The city pledged to spend $8.4 million in 2014 to hire 80 EMTs and replace 25 ambulances, but there is no escaping the fact that the nature of the business has changed.

Officials of International Association of Fire Fighters Local 22 have said that the city routinely runs out of ambulances and that residents have had to wait as long as 45 minutes.

Fire Department brass, meanwhile, have insisted that the situation is not nearly that dire, pegging the average response time at 8 minutes and 15 seconds.

Philadelphia isn't the only city struggling with this problem. In a July 2015 article on Governing.com - not-so-subtly titled "Why We Need to Take the 'Fire' Out of 'Fire Department' " - Phil Keisling wrote that fire departments across the country must rethink their approach.

Keisling, who directs the Center for Public Service at Portland State University's Mark O. Hatfield School of Government, cited stats showing that fire departments nationwide responded to 31.6 million emergency calls in 2013, 1.24 million of which were for fires.

The number of emergency calls had nearly tripled since 1980. The number of calls for actual fires had been cut almost in half.

Kenney's administration thinks highly of Derrick Sawyer, who was appointed fire commissioner by Mayor Nutter in June 2014.

But there's obvious appeal in hiring an outsider, who can start fresh without being burdened by existing relationships or internal griping about veering away from the way things always have been done here.

City Controller Alan Butkovitz has long criticized the Fire Department's "Third World response rate" and organizational shortcomings.

He pointed to Nutter's decision to hire Charles H. Ramsey to run the Philadelphia Police Department as an example of the type of commissioner Kenney needs.

"The Fire Department has had a series of career bureaucrats who moved into the top spot," Butkovitz said.

"Some of them didn't have a particularly strong background in fighting fires or doing paramedic runs. They were more bureaucrats than frontline people, so they didn't have the kind of national reputation and clout that Ramsey brought to the police department."
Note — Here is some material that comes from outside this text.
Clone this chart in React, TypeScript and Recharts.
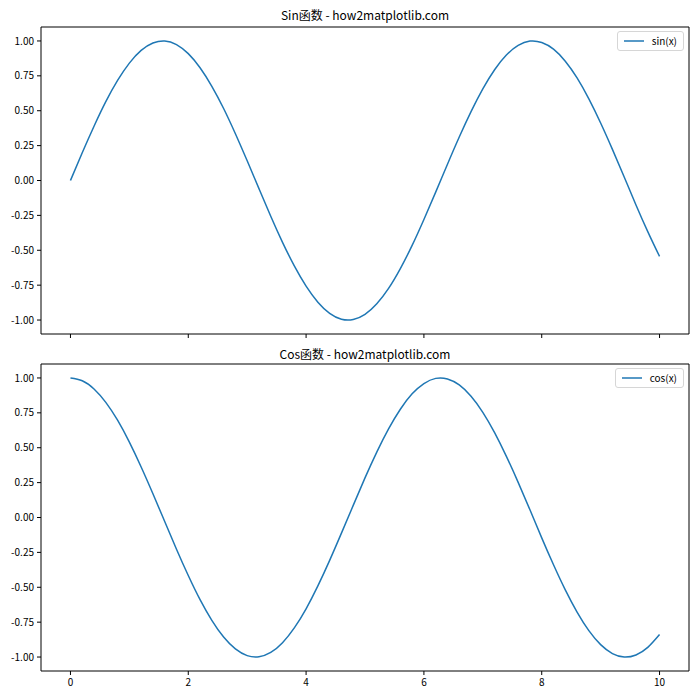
import { LineChart, Line, XAxis, YAxis, ReferenceArea } from "recharts";

const xs = [
  0, 0.2, 0.4, 0.6, 0.8, 1, 1.2, 1.4, 1.6, 1.8, 2, 2.2, 2.4, 2.6, 2.8, 3, 3.2, 3.4, 3.6, 3.8,
  4, 4.2, 4.4, 4.6, 4.8, 5, 5.2, 5.4, 5.6, 5.8, 6, 6.2, 6.4, 6.6, 6.8, 7, 7.2, 7.4, 7.6, 7.8,
  8, 8.2, 8.4, 8.6, 8.8, 9, 9.2, 9.4, 9.6, 9.8, 10,
];

const sinValues = [
  0.0, 0.199, 0.389, 0.565, 0.717, 0.841, 0.932, 0.985, 1.0, 0.974, 0.909, 0.808, 0.675, 0.516,
  0.335, 0.141, -0.058, -0.256, -0.443, -0.612, -0.757, -0.872, -0.952, -0.994, -0.996, -0.959,
  -0.883, -0.773, -0.631, -0.465, -0.279, -0.083, 0.117, 0.312, 0.494, 0.657, 0.794, 0.899,
  0.968, 0.999, 0.989, 0.941, 0.855, 0.735, 0.585, 0.412, 0.223, 0.025, -0.175, -0.366, -0.544,
];

const cosValues = [
  1.0, 0.98, 0.921, 0.825, 0.697, 0.54, 0.362, 0.17, -0.029, -0.227, -0.416, -0.589, -0.737,
  -0.857, -0.942, -0.99, -0.998, -0.967, -0.897, -0.791, -0.654, -0.49, -0.307, -0.112, 0.087,
  0.284, 0.469, 0.635, 0.776, 0.886, 0.96, 0.997, 0.993, 0.95, 0.869, 0.754, 0.608, 0.438,
  0.252, 0.055, -0.146, -0.339, -0.519, -0.678, -0.811, -0.911, -0.975, -1.0, -0.985, -0.931,
  -0.839,
];

const xTicks = [0, 2, 4, 6, 8, 10];
const yTicks = [-1, -0.75, -0.5, -0.25, 0, 0.25, 0.5, 0.75, 1];

const FONT = '"Noto Sans CJK SC", "Noto Sans", sans-serif';
const BLUE = "#1f77b4";
const tickStyle = { fontSize: 10, fill: "#000", fontFamily: FONT };

const sinData = xs.map((x, i) => ({ x, y: sinValues[i] }));
const cosData = xs.map((x, i) => ({ x, y: cosValues[i] }));

function LegendBox({ label, top }: { label: string; top: number }) {
  return (
    <div
      style={{
        position: "absolute",
        top,
        right: 16,
        border: "1px solid #d6d6d6",
        borderRadius: 3,
        background: "#fff",
        padding: "2px 6px",
        display: "flex",
        alignItems: "center",
        gap: 8,
        fontSize: 10,
        fontFamily: FONT,
        color: "#000",
        lineHeight: "14px",
      }}
    >
      <svg width={20} height={4}>
        <line x1={0} y1={2} x2={20} y2={2} stroke={BLUE} strokeWidth={1.5} />
      </svg>
      {label}
    </div>
  );
}

function Panel({
  data,
  title,
  legend,
  height,
  top,
  showXLabels,
}: {
  data: { x: number; y: number }[];
  title: string;
  legend: string;
  height: number;
  top: number;
  showXLabels: boolean;
}) {
  const xAxisHeight = showXLabels ? 29 : 6;
  return (
    <div style={{ position: "absolute", left: 0, top, width: 700, height }}>
      <div
        style={{
          position: "absolute",
          left: 41,
          width: 648,
          top: showXLabels ? 5 : 6,
          textAlign: "center",
          fontSize: 12,
          fontFamily: FONT,
          color: "#000",
        }}
      >
        {title}
      </div>
      <LineChart
        width={700}
        height={height}
        data={data}
        margin={{ top: height - 307 - xAxisHeight, right: 11, left: 0, bottom: 0 }}
      >
        <XAxis
          dataKey="x"
          type="number"
          domain={[-0.5, 10.5]}
          ticks={xTicks}
          allowDataOverflow
          height={xAxisHeight}
          tick={tickStyle}
          tickSize={4}
          tickMargin={4}
          axisLine={false}
          tickLine={{ stroke: "#000" }}
          tickFormatter={(v) => (showXLabels ? String(v) : "")}
        />
        <YAxis
          type="number"
          domain={[-1.1, 1.1]}
          ticks={yTicks}
          allowDataOverflow
          width={41}
          tick={tickStyle}
          tickSize={4}
          tickMargin={3}
          axisLine={false}
          tickLine={{ stroke: "#000" }}
          tickFormatter={(v: number) => v.toFixed(2)}
        />
        <ReferenceArea
          x1={-0.5}
          x2={10.5}
          y1={-1.1}
          y2={1.1}
          fill="none"
          fillOpacity={0}
          stroke="#000"
          strokeWidth={1}
          ifOverflow="visible"
        />
        <Line
          type="natural"
          dataKey="y"
          stroke={BLUE}
          strokeWidth={1.5}
          dot={false}
          isAnimationActive={false}
        />
      </LineChart>
      <LegendBox label={legend} top={height - 307 - xAxisHeight + 4} />
    </div>
  );
}

export default function App() {
  return (
    <div
      style={{
        position: "fixed",
        left: 0,
        top: 0,
        width: 700,
        height: 700,
        background: "#fff",
      }}
    >
      <Panel data={sinData} title="Sin函数 - how2matplotlib.com" legend="sin(x)" height={340} top={0} showXLabels={false} />
      <Panel data={cosData} title="Cos函数 - how2matplotlib.com" legend="cos(x)" height={360} top={340} showXLabels />
    </div>
  );
}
(Although Nutter got along swimmingly with Ramsey, his administration was perpetually at odds with Local 22, leaving the Fire Department caught in the middle.)

Local 22 president Andrew Thomas says he hopes that Kenney will still consider in-house candidates for the top job, given their familiarity with the department's strengths and weaknesses.

But either way, the department likely will be in for some noticeable changes.

"I think any new fire commissioner will ... look to the future, and then plan for it," Thomas said. "The organizational chart may change."